## EXERCISE INSTRUCTIONS
Your copy should hold exactly the lines from the one containing "Give me the matplotlib source for this chart." to the one containing "plt.rcParams['font.family'] = ['Noto", inclusive, with no pictures.
# EXTRACTED RECORDS start
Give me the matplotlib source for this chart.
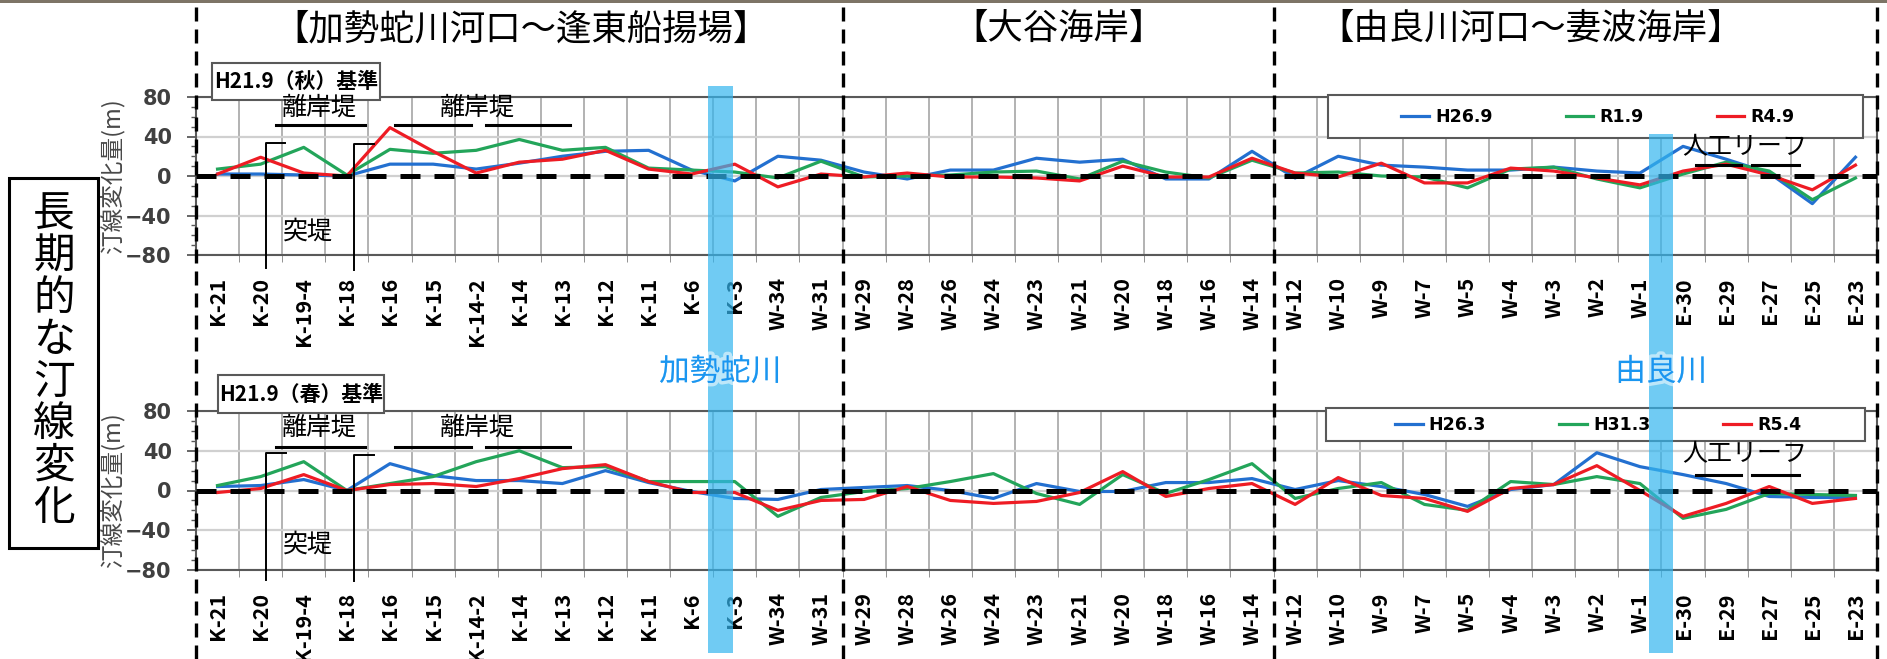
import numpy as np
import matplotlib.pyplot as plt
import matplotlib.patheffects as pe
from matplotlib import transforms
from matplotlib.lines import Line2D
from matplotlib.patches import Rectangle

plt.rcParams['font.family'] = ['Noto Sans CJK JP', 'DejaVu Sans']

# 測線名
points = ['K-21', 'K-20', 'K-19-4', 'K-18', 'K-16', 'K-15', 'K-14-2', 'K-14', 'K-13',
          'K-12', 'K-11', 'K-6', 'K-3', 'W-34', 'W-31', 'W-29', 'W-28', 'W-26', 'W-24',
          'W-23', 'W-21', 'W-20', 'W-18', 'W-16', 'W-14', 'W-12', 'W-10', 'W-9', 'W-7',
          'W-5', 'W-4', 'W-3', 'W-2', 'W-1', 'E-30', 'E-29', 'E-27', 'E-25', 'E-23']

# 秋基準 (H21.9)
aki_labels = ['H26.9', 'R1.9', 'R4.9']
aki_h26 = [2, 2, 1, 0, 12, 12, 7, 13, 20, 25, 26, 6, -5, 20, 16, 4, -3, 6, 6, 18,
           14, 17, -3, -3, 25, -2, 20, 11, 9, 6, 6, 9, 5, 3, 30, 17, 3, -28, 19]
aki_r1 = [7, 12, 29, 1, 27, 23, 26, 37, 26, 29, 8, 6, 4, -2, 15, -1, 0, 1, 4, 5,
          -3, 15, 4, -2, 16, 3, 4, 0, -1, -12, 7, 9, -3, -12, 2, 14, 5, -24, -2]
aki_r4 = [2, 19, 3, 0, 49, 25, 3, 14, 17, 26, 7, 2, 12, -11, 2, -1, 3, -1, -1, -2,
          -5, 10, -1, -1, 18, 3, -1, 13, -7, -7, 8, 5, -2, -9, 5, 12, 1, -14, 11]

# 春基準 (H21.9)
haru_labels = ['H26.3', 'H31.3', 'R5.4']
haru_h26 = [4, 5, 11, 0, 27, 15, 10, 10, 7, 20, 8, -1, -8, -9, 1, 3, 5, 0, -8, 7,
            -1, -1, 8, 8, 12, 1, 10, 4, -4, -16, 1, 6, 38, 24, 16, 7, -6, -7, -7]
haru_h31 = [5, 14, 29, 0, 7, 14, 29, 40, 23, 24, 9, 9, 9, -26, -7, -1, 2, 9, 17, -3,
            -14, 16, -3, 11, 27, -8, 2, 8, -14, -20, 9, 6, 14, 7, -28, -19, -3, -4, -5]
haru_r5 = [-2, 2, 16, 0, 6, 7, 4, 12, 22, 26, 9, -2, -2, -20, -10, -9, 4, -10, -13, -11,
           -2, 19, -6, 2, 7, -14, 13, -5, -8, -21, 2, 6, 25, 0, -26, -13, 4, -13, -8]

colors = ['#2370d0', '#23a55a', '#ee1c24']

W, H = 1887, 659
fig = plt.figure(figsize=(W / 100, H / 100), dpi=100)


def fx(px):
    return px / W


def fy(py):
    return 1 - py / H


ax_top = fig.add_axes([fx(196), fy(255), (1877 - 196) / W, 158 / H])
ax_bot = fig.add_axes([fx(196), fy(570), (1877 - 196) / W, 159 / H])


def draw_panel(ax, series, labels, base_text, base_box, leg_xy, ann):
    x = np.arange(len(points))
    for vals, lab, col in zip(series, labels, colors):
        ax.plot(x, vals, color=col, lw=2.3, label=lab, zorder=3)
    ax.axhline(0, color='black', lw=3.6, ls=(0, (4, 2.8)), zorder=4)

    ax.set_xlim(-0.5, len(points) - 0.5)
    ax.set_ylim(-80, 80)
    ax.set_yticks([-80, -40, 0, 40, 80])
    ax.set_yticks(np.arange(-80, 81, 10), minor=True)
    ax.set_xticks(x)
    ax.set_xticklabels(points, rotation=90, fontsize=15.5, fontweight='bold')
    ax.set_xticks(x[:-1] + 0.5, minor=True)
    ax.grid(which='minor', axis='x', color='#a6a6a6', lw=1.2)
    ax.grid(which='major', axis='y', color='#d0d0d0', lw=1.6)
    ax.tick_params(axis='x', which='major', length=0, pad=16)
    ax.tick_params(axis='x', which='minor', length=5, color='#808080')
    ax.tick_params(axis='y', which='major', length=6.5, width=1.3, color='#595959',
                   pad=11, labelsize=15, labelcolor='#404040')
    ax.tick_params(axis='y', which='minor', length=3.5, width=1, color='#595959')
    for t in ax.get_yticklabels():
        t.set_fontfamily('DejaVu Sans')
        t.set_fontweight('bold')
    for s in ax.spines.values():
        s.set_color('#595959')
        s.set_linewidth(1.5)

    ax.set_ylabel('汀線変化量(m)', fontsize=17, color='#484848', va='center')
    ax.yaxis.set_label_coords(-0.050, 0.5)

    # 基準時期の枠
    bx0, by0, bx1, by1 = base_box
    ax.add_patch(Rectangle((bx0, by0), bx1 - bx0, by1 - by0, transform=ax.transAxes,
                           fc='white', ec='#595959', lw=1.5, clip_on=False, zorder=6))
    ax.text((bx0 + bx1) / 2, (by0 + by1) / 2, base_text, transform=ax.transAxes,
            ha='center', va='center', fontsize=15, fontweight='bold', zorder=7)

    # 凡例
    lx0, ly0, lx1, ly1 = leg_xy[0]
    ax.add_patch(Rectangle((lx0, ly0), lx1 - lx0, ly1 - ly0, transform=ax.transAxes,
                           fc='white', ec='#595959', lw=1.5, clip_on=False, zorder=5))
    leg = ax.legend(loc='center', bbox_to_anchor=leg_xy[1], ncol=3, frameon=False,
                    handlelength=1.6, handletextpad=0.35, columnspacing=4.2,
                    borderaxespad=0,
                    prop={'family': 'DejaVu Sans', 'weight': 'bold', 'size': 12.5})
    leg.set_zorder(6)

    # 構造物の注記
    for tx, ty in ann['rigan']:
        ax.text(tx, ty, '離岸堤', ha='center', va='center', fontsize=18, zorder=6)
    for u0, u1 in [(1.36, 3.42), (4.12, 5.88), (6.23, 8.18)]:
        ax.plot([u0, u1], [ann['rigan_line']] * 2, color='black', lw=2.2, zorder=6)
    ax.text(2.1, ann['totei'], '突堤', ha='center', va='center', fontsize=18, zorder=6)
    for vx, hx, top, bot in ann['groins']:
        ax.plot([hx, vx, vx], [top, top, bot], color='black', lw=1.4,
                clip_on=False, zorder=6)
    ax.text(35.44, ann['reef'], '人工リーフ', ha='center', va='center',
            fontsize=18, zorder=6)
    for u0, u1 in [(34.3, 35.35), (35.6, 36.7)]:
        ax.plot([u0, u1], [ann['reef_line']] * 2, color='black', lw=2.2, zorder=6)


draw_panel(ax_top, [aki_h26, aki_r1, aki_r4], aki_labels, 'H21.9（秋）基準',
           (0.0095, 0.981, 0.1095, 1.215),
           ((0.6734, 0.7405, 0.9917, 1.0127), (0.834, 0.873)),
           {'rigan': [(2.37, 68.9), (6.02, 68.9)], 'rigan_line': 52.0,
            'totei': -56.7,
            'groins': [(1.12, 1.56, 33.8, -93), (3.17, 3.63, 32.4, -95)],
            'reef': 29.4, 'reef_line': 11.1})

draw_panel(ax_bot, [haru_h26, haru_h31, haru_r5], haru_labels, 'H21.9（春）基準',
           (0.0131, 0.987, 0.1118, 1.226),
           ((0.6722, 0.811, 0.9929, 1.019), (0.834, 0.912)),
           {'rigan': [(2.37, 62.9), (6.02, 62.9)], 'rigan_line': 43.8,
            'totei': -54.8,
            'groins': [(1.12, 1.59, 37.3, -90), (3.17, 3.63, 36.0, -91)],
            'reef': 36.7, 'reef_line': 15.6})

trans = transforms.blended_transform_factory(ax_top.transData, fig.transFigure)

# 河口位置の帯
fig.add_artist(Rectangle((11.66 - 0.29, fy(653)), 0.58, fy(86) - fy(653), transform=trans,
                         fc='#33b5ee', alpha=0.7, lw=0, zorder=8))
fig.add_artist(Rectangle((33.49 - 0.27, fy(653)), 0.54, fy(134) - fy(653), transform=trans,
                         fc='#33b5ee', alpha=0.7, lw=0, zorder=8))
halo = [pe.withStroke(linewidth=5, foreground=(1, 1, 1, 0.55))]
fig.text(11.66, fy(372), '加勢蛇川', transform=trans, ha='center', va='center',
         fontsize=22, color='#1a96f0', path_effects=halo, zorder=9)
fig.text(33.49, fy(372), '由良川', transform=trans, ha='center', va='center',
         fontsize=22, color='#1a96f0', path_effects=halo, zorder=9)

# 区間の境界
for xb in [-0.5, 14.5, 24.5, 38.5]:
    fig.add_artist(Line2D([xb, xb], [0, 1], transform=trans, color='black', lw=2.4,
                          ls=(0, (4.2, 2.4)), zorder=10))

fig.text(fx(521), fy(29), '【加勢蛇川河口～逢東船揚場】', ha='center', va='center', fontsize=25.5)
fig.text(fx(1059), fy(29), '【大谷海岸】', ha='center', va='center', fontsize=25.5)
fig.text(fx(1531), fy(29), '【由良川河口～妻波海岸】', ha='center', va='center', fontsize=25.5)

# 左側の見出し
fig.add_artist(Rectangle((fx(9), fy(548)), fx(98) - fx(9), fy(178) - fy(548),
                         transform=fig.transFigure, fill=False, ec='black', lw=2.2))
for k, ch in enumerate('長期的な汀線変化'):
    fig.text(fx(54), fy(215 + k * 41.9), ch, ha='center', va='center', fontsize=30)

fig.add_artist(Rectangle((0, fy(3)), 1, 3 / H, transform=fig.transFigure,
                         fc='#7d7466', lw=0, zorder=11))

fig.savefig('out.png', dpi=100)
# EXTRACTED RECORDS end
# EXTRACTED RECORDS start
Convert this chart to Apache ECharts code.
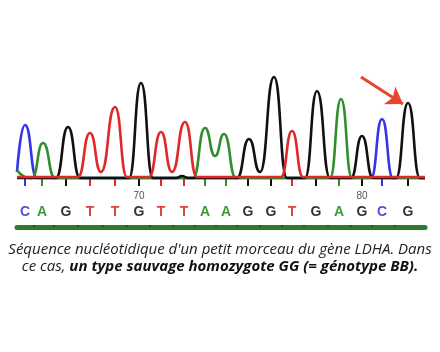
# EXTRACTED RECORDS end
## TASK SOLUTION
Give me the matplotlib source for this chart.
import numpy as np
import matplotlib.pyplot as plt
import matplotlib.patheffects as pe
from matplotlib import transforms
from matplotlib.lines import Line2D
from matplotlib.patches import Rectangle

plt.rcParams['font.family'] = ['Noto Sans CJK JP', 'DejaVu Sans']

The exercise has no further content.